On Tue, Apr 30, 2013 at 12:43 AM, Ingo Molnar <mingo@kernel.org> wrote:
>
> Please pull the latest timers-core-for-linus git tree from:
>
>    git://git.kernel.org/pub/scm/linux/kernel/git/tip/tip.git timers-core-for-linus

Hmm.. The "Use generic idle loop" patches from the SMP/hotplug pull
conflicted with the "Use tick broadcast expired check" patches in this
one for both x86 and ARM.

Both sets of patches were done by Thomas, and I *really* want you guys
to take a look at my conflict resolution. I effectively moved the new
"don't go into deep idle if boradcast timer is pending" check from x86
and arm into the generic idle loop.

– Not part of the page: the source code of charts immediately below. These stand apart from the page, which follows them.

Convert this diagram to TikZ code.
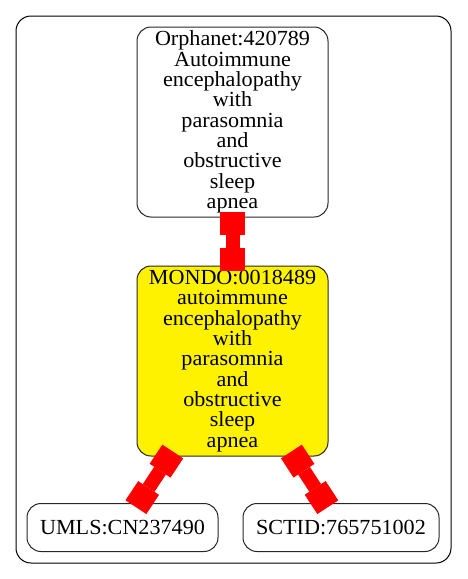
\documentclass[tikz,border=0pt]{standalone}
\usepackage{fontspec}
\setmainfont{Liberation Serif}[FakeStretch=1.03]
\usetikzlibrary{arrows.meta}
\begin{document}
\begin{tikzpicture}[x=1pt,y=-1pt,
  term/.style={draw=black!85, line width=1pt, rounded corners=14pt, align=center,
    inner sep=0pt, font=\fontsize{21.5}{20.3}\selectfont},
  bignode/.style={term, minimum width=191pt, minimum height=190pt},
  smallnode/.style={term, minimum height=48pt},
  conn/.style={draw=red, line width=14pt,
    {Square[length=23pt,width=25pt,line width=0pt,fill=red]}-{Square[length=23pt,width=25pt,line width=0pt,fill=red]},
    shorten <=-6pt, shorten >=-5pt}]
\useasboundingbox (0,0) rectangle (467,579);
\draw[line width=1pt, rounded corners=15pt] (16,16) rectangle (451,563);
\node[bignode] (orpha) at (232.5,122) {Orphanet:420789\\Autoimmune\\encephalopathy\\with\\parasomnia\\and\\obstructive\\sleep\\apnea};
\node[bignode, fill=yellow] (mondo) at (232.5,361) {MONDO:0018489\\autoimmune\\encephalopathy\\with\\parasomnia\\and\\obstructive\\sleep\\apnea};
\node[smallnode, minimum width=191pt] (umls) at (122.5,527.5) {UMLS:CN237490};
\node[smallnode, minimum width=196pt] (sctid) at (341,527.5) {SCTID:765751002};
\draw[conn] (orpha) -- (mondo);
\draw[conn] (mondo) -- (umls);
\draw[conn] (mondo) -- (sctid);
\end{tikzpicture}
\end{document}
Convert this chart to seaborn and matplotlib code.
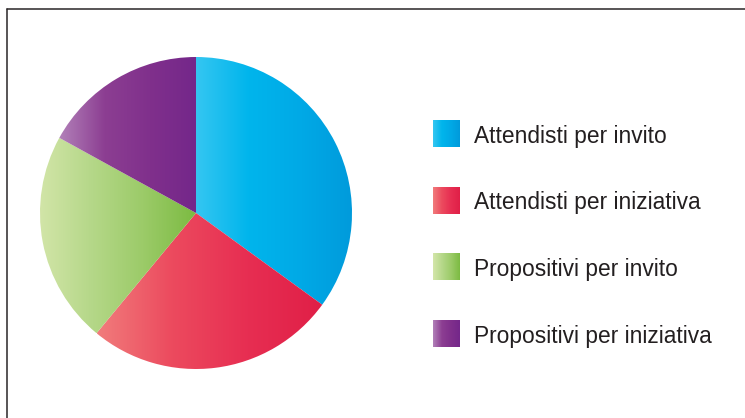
import numpy as np
import matplotlib
matplotlib.use("Agg")
import matplotlib.pyplot as plt
from matplotlib.colors import LinearSegmentedColormap
from matplotlib.lines import Line2D
import seaborn as sns

# Shares of each profile (percent)
categories = [
    "Attendisti per invito",
    "Attendisti per iniziativa",
    "Propositivi per invito",
    "Propositivi per iniziativa",
]
shares = [35, 26, 22, 17]

# Horizontal gradient stops (light on the left, dark on the right)
gradients = [
    ["#35C6F1", "#00B5EC", "#00A9E6", "#009ADB"],
    ["#F17C7C", "#EC4A5E", "#E72E52", "#E01F47"],
    ["#D4E6AA", "#B6D88A", "#9CCB69", "#7CBB42"],
    ["#B281B9", "#8C3E92", "#80308C", "#74278A"],
]

sns.set_theme(style="white")
plt.rcParams["font.family"] = ["Liberation Sans", "DejaVu Sans"]

W, H = 745, 418
fig = plt.figure(figsize=(W / 100, H / 100), dpi=100)
fig.patch.set_facecolor("white")

cmaps = [LinearSegmentedColormap.from_list(f"g{i}", c) for i, c in enumerate(gradients)]
ramp = np.linspace(0, 1, 256).reshape(1, -1)

# Pie
cx, cy, r = 196, 213, 156
ax = fig.add_axes([(cx - r) / W, (H - cy - r) / H, 2 * r / W, 2 * r / H])
wedges, _ = ax.pie(shares, startangle=90, counterclock=False,
                   wedgeprops=dict(linewidth=0))
ax.set_xlim(-1, 1)
ax.set_ylim(-1, 1)
ax.set_axis_off()
for w, cm in zip(wedges, cmaps):
    verts = w.get_path().vertices
    x0, x1 = verts[:, 0].min(), verts[:, 0].max()
    y0, y1 = verts[:, 1].min(), verts[:, 1].max()
    img = ax.imshow(ramp, cmap=cm, aspect="auto", extent=[x0, x1, y0, y1],
                    interpolation="bilinear", zorder=2)
    img.set_clip_path(w)
    w.set_facecolor("none")
ax.set_xlim(-1, 1)
ax.set_ylim(-1, 1)

# Legend with gradient swatches
lax = fig.add_axes([0, 0, 1, 1])
lax.set_xlim(0, W)
lax.set_ylim(H, 0)
lax.set_axis_off()
lax.patch.set_alpha(0)
row_y = [133.5, 200.5, 267, 333.5]
sw = 26.5
for yc, label, cm in zip(row_y, categories, cmaps):
    lax.imshow(ramp, cmap=cm, aspect="auto",
               extent=[433, 433 + sw, yc + sw / 2, yc - sw / 2],
               interpolation="bilinear")
    lax.text(474, yc, label, fontsize=16.4, color="#231F20",
             va="center_baseline", ha="left")
lax.set_xlim(0, W)
lax.set_ylim(H, 0)

# Frame lines along top and left
frame_col = "#2A2627"
fig.add_artist(Line2D([7 / W, 1], [1 - 9.3 / H, 1 - 9.3 / H],
                      transform=fig.transFigure, color=frame_col, lw=1.1))
fig.add_artist(Line2D([7 / W, 7 / W], [1 - 9.3 / H, 0],
                      transform=fig.transFigure, color=frame_col, lw=1.1))

fig.savefig("out.png", dpi=100, facecolor="white")
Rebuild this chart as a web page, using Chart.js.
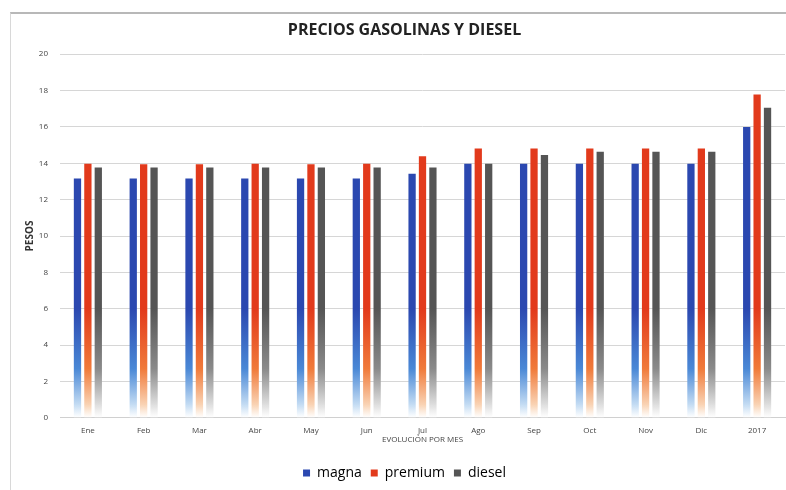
<!DOCTYPE html>
<html>
<head>
<meta charset="utf-8">
<script src="https://cdn.jsdelivr.net/npm/chart.js@4.4.1/dist/chart.umd.min.js"></script>
<style>
  html, body { margin: 0; padding: 0; background: #ffffff; }
  #wrap { position: relative; width: 786px; height: 490px; }
  #frame { position: absolute; left: 10px; top: 12px; width: 790px; height: 490px;
           border-top: 2px solid #b8b8b8; border-left: 1px solid #d8d8d8; }
  #pesos { position: absolute; left: 0; top: 0; }
</style>
</head>
<body>
<div id="wrap">
  <div id="frame"></div>
  <canvas id="pesos" width="786" height="490"></canvas>
</div>
<script>
// datos
var meses = ['Ene', 'Feb', 'Mar', 'Abr', 'May', 'Jun', 'Jul', 'Ago', 'Sep', 'Oct', 'Nov', 'Dic', '2017'];
var magna   = [13.16, 13.16, 13.16, 13.16, 13.16, 13.16, 13.43, 13.98, 13.98, 13.98, 13.98, 13.98, 15.99];
var premium = [13.98, 13.95, 13.95, 13.98, 13.95, 13.98, 14.38, 14.81, 14.81, 14.81, 14.81, 14.81, 17.79];
var diesel  = [13.77, 13.77, 13.77, 13.77, 13.77, 13.77, 13.77, 13.98, 14.45, 14.63, 14.63, 14.63, 17.05];
var yTicks  = [0, 2, 4, 6, 8, 10, 12, 14, 16, 18, 20];

// degradado hacia blanco en la base de cada barra
function fade(top, mid, low) {
    return function(context) {
        var chart = context.chart;
        var y = chart.scales.y;
        if (!chart.chartArea || !y) return top;
        var g = chart.ctx.createLinearGradient(0, y.getPixelForValue(0), 0, y.getPixelForValue(6));
        g.addColorStop(0, 'rgba(255,255,255,0.9)');
        g.addColorStop(0.12, low);
        g.addColorStop(0.45, mid);
        g.addColorStop(1, top);
        return g;
    };
}

var ctx = document.getElementById('pesos').getContext('2d');
var chart = new Chart(ctx, {
    type: 'bar',
    data: {
        labels: meses,
        datasets: [{
            label: 'magna',
            data: magna,
            backgroundColor: fade('#2b48b0', '#4a88d6', '#c4dcf3')
        }, {
            label: 'premium',
            data: premium,
            backgroundColor: fade('#e23a1c', '#f07a3a', '#f9d3b4')
        }, {
            label: 'diesel',
            data: diesel,
            backgroundColor: fade('#555555', '#8a8a8a', '#dedede')
        }]
    },
    options: {
        responsive: false,
        animation: false,
        categoryPercentage: 0.56,
        barPercentage: 0.7,
        layout: { padding: { left: 24, right: 1, top: 8, bottom: 0 } },
        plugins: {
            title: {
                display: true,
                text: 'PRECIOS GASOLINAS Y DIESEL',
                color: '#222222',
                font: { family: 'Open Sans', size: 16, weight: 'bold' },
                padding: { top: 13, bottom: 14 }
            },
            legend: {
                position: 'bottom',
                labels: {
                    boxWidth: 7,
                    boxHeight: 7,
                    padding: 9,
                    color: '#333333',
                    font: { family: 'Open Sans', size: 14 },
                    generateLabels: function(c) {
                        var cols = ['#2b48b0', '#e23a1c', '#555555'];
                        return c.data.datasets.map(function(ds, i) {
                            return { text: ds.label, fillStyle: cols[i], strokeStyle: cols[i], lineWidth: 0, datasetIndex: i };
                        });
                    }
                }
            },
            tooltip: { enabled: false }
        },
        scales: {
            x: {
                grid: { display: false },
                border: { color: '#d0d0d0' },
                ticks: { color: '#444444', font: { family: 'Open Sans', size: 8 }, padding: 0 },
                title: {
                    display: true,
                    text: 'EVOLUCIÓN POR MES',
                    color: '#444444',
                    font: { family: 'Open Sans', size: 8 },
                    padding: { top: 0, bottom: 12 }
                }
            },
            y: {
                min: 0,
                max: 20,
                afterBuildTicks: function(axis) {
                    axis.ticks = yTicks.map(function(v) { return { value: v }; });
                },
                afterFit: function(axis) {
                    axis.width = 36;
                },
                grid: { color: '#d6d6d6', drawTicks: false },
                border: { display: false },
                ticks: { color: '#444444', font: { family: 'Open Sans', size: 8 }, padding: 12 },
                title: {
                    display: true,
                    text: 'PESOS',
                    color: '#333333',
                    font: { family: 'Open Sans', size: 10, weight: 'bold' },
                    padding: { top: 0, bottom: 0 }
                }
            }
        }
    }
});
</script>
</body>
</html>
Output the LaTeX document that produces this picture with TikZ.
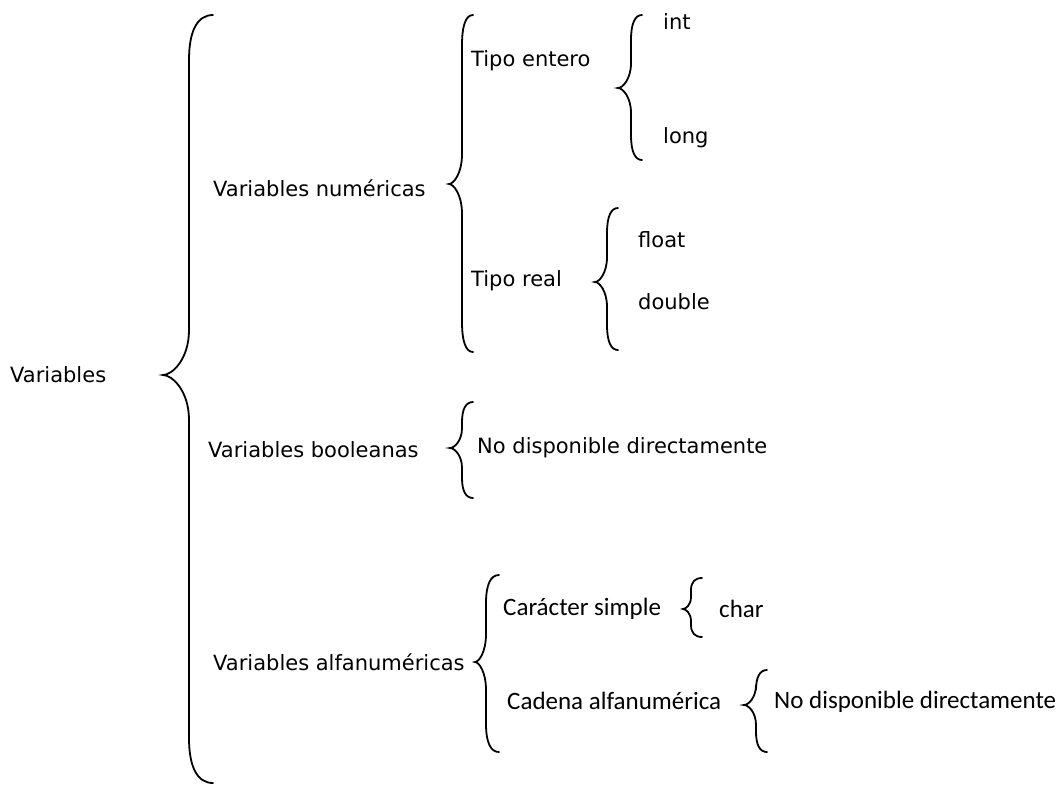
\documentclass[tikz,border=0pt]{standalone}
\usepackage{fontspec}
\setmainfont{DejaVu Sans}
\newfontfamily\narrowfont{Carlito}

% vertical curly brace: end x, line x, tip x, top y, tip y, bottom y, curl
\newcommand{\vbrace}[7]{%
  \draw[brace line] (#1,#4) .. controls ({#2+0.35*(#1-#2)},#4) and (#2,{#4+0.35*#7}) .. (#2,{#4+#7})
    -- (#2,{#5-#7}) .. controls (#2,{#5-0.35*#7}) and ({#3+0.35*(#2-#3)},#5) .. (#3,#5)
    .. controls ({#3+0.35*(#2-#3)},#5) and (#2,{#5+0.35*#7}) .. (#2,{#5+#7})
    -- (#2,{#6-#7}) .. controls (#2,{#6-0.35*#7}) and ({#2+0.35*(#1-#2)},#6) .. (#1,#6);}

\begin{document}
\begin{tikzpicture}[x=1pt, y=-1pt,
  label node/.style={anchor=west, inner sep=0pt, font=\fontsize{21}{25}\selectfont},
  narrow node/.style={anchor=west, inner sep=0pt, font=\narrowfont\fontsize{25}{30}\selectfont},
  brace line/.style={line width=1.8pt, line cap=round}]
  \useasboundingbox (0,0) rectangle (1059,785);

  \node[label node] (var) at (10,375) {Variables};

  \node[label node] (num) at (213,188) {Variables numéricas};
  \node[label node] (bool) at (208,450) {Variables booleanas};
  \node[label node] (alfa) at (213,662) {Variables alfanuméricas};

  \node[label node] (entero) at (471,61) {Tipo entero};
  \node[label node] (real) at (471,281) {Tipo real};
  \node[label node] (int) at (663,22) {int};
  \node[label node] (long) at (663,138) {long};
  \node[label node] (float) at (638,240) {float};
  \node[label node] (double) at (638,302) {double};

  \node[label node] (nobool) at (477,448) {No disponible directamente};

  \node[narrow node] (simple) at (503,609) {Carácter simple};
  \node[narrow node] (cadena) at (507,701) {Cadena alfanumérica};
  \node[narrow node] (char) at (719,609) {char};
  \node[narrow node] (nocad) at (774,702) {No disponible directamente};

  % braces
  \vbrace{213}{189}{163}{15}{375}{783}{45}
  \vbrace{473}{462}{449}{15}{184}{352}{30}
  \vbrace{642}{631}{618}{15}{88}{160}{25}
  \vbrace{618}{607}{595}{208}{282}{350}{25}
  \vbrace{473}{462}{450}{402}{448}{498}{20}
  \vbrace{499}{486}{475}{575}{662}{752}{28}
  \vbrace{702}{691}{683}{578}{609}{637}{12}
  \vbrace{767}{756}{744}{670}{705}{752}{20}
\end{tikzpicture}
\end{document}
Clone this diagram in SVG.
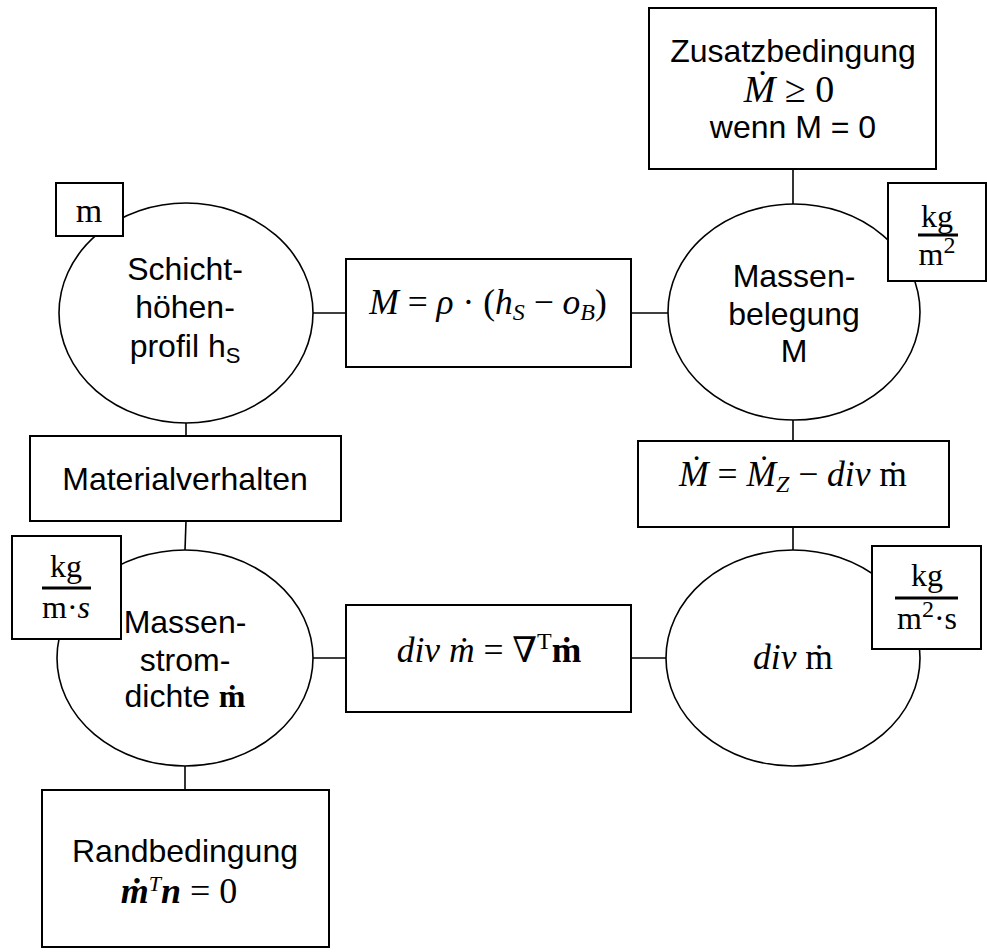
<svg xmlns="http://www.w3.org/2000/svg" width="987" height="952" viewBox="0 0 987 952">
<style>
.box{fill:#fff;stroke:#000;stroke-width:2}
.ell{fill:#fff;stroke:#000;stroke-width:1.6}
.ln{stroke:#000;stroke-width:1.6;fill:none}
.t{font-family:"Liberation Sans",Arial,sans-serif;font-size:32px;fill:#000;text-anchor:middle}
.m{font-family:"Liberation Serif","DejaVu Serif",serif;font-size:32px;fill:#000;text-anchor:middle}
.eq{font-size:35.5px}
.i{font-style:italic}
.b{font-weight:bold}
.bar{stroke:#000;stroke-width:3}
</style>
<rect width="987" height="952" fill="#fff"/>
<g id="connectors">
<line class="ln" x1="793" y1="169" x2="793" y2="205"/>
<line class="ln" x1="313" y1="313" x2="346" y2="313"/>
<line class="ln" x1="631" y1="313" x2="668" y2="313"/>
<line class="ln" x1="186" y1="422" x2="186" y2="436"/>
<line class="ln" x1="186" y1="521" x2="185" y2="550"/>
<line class="ln" x1="793" y1="420" x2="793" y2="441"/>
<line class="ln" x1="793" y1="527" x2="793" y2="550"/>
<line class="ln" x1="312" y1="658" x2="346" y2="658"/>
<line class="ln" x1="631" y1="658" x2="666" y2="658"/>
<line class="ln" x1="185" y1="766" x2="185" y2="790"/>
</g>
<g id="zusatz">
<rect class="box" x="649" y="8" width="287" height="161"/>
<text class="t" x="793" y="62">Zusatzbedingung</text>
<text class="m eq" x="789" y="102" style="font-size:38px"><tspan class="i">Ṁ</tspan> ≥ 0</text>
<text class="t" x="793" y="138">wenn M = 0</text>
</g>
<g id="schicht">
<ellipse class="ell" cx="186" cy="313" rx="127" ry="110"/>
<text class="t" x="185" y="280">Schicht-</text>
<text class="t" x="185" y="318">höhen-</text>
<text class="t" x="185" y="357">profil h<tspan font-size="22" dy="6">S</tspan></text>
</g>
<g id="unit-m">
<rect class="box" x="56" y="183" width="67" height="53"/>
<text class="m" x="89" y="222" style="font-size:34px">m</text>
</g>
<g id="eq-M">
<rect class="box" x="346" y="259" width="285" height="108"/>
<text class="m eq" x="488" y="314"><tspan class="i">M</tspan> = <tspan class="i">ρ</tspan> · (<tspan class="i">h</tspan><tspan class="i" font-size="24" dy="6">S</tspan><tspan dy="-6"> − </tspan><tspan class="i">o</tspan><tspan class="i" font-size="24" dy="6">B</tspan><tspan dy="-6">)</tspan></text>
</g>
<g id="massenbelegung">
<ellipse class="ell" cx="794" cy="312" rx="126" ry="108"/>
<text class="t" x="794" y="287">Massen-</text>
<text class="t" x="794" y="325">belegung</text>
<text class="t" x="794" y="362">M</text>
</g>
<g id="unit-kgm2">
<rect class="box" x="888" y="183" width="98" height="98"/>
<text class="m" x="937" y="227">kg</text>
<line class="bar" x1="918" y1="235" x2="958" y2="235"/>
<text class="m" x="937" y="265">m<tspan font-size="24" dy="-12">2</tspan></text>
</g>
<g id="materialverhalten">
<rect class="box" x="30" y="436" width="311" height="85"/>
<text class="t" x="185" y="490">Materialverhalten</text>
</g>
<g id="eq-Mdot">
<rect class="box" x="638" y="441" width="311" height="86"/>
<text class="m eq" x="793" y="486"><tspan class="i">Ṁ</tspan> = <tspan class="i">Ṁ</tspan><tspan class="i" font-size="24" dy="6">Z</tspan><tspan dy="-6"> − </tspan><tspan class="i">div</tspan> ṁ</text>
</g>
<g id="massenstrom">
<ellipse class="ell" cx="185" cy="658" rx="128" ry="108"/>
<text class="t" x="185" y="633">Massen-</text>
<text class="t" x="185" y="671">strom-</text>
<text class="t" x="185" y="707">dichte <tspan class="m b" style="text-anchor:start">ṁ</tspan></text>
</g>
<g id="unit-kgms">
<rect class="box" x="12" y="536" width="109" height="103"/>
<text class="m" x="66" y="577">kg</text>
<line class="bar" x1="42" y1="588" x2="91" y2="588"/>
<text class="m" x="66" y="618">m·<tspan class="i">s</tspan></text>
</g>
<g id="eq-div">
<rect class="box" x="346" y="605" width="285" height="107"/>
<text class="m eq" x="489" y="662"><tspan class="i">div ṁ</tspan> = ∇<tspan font-size="24" dy="-13">T</tspan><tspan class="b" dy="13">ṁ</tspan></text>
</g>
<g id="divm">
<ellipse class="ell" cx="793" cy="658" rx="127" ry="108"/>
<text class="m eq" x="793" y="669"><tspan class="i">div</tspan> ṁ</text>
</g>
<g id="unit-kgm2s">
<rect class="box" x="872" y="546" width="109" height="103"/>
<text class="m" x="927" y="586">kg</text>
<line class="bar" x1="895" y1="598" x2="958" y2="598"/>
<text class="m" x="927" y="629">m<tspan font-size="24" dy="-12">2</tspan><tspan dy="12">·s</tspan></text>
</g>
<g id="randbedingung">
<rect class="box" x="42" y="790" width="287" height="157"/>
<text class="t" x="185" y="862">Randbedingung</text>
<text class="m eq" x="179" y="903" style="font-size:36px"><tspan class="i b">ṁ</tspan><tspan class="i" font-size="22" dy="-12">T</tspan><tspan class="i b" dy="12">n</tspan> = 0</text>
</g>
</svg>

So my merge resolution is
semantically quite different  from either branch, but the alternative
seemed to be to remove the new check entirely.

I pushed my merge out, please take a look.

                      Linus

^ permalink raw reply	[flat|nested] 20+ messages in thread

* Re: [GIT PULL] timer changes for v3.10
  2013-04-30 15:21 ` Linus Torvalds
@ 2013-05-01 10:53   ` Ingo Molnar
  2013-05-02 10:22   ` Thomas Gleixner
  1 sibling, 0 replies; 20+ messages in thread
From: Ingo Molnar @ 2013-05-01 10:53 UTC (permalink / raw)
  To: Linus Torvalds
  Cc: Linux Kernel Mailing List, Thomas Gleixner, Peter Zijlstra,
	Andrew Morton


* Linus Torvalds <torvalds@linux-foundation.org> wrote:

> On Tue, Apr 30, 2013 at 12:43 AM, Ingo Molnar <mingo@kernel.org> wrote:
> >
> > Please pull the latest timers-core-for-linus git tree from:
> >
> >    git://git.kernel.org/pub/scm/linux/kernel/git/tip/tip.git timers-core-for-linus
> 
> Hmm.. The "Use generic idle loop" patches from the SMP/hotplug pull 
> conflicted with the "Use tick broadcast expired check" patches in this 
> one for both x86 and ARM.
> 
> Both sets of patches were done by Thomas, and I *really* want you guys 
> to take a look at my conflict resolution. I effectively moved the new 
> "don't go into deep idle if boradcast timer is pending" check from x86 
> and arm into the generic idle loop. So my merge resolution is 
> semantically quite different from either branch, but the alternative 
> seemed to be to remove the new check entirely.
> 
> I pushed my merge out, please take a look.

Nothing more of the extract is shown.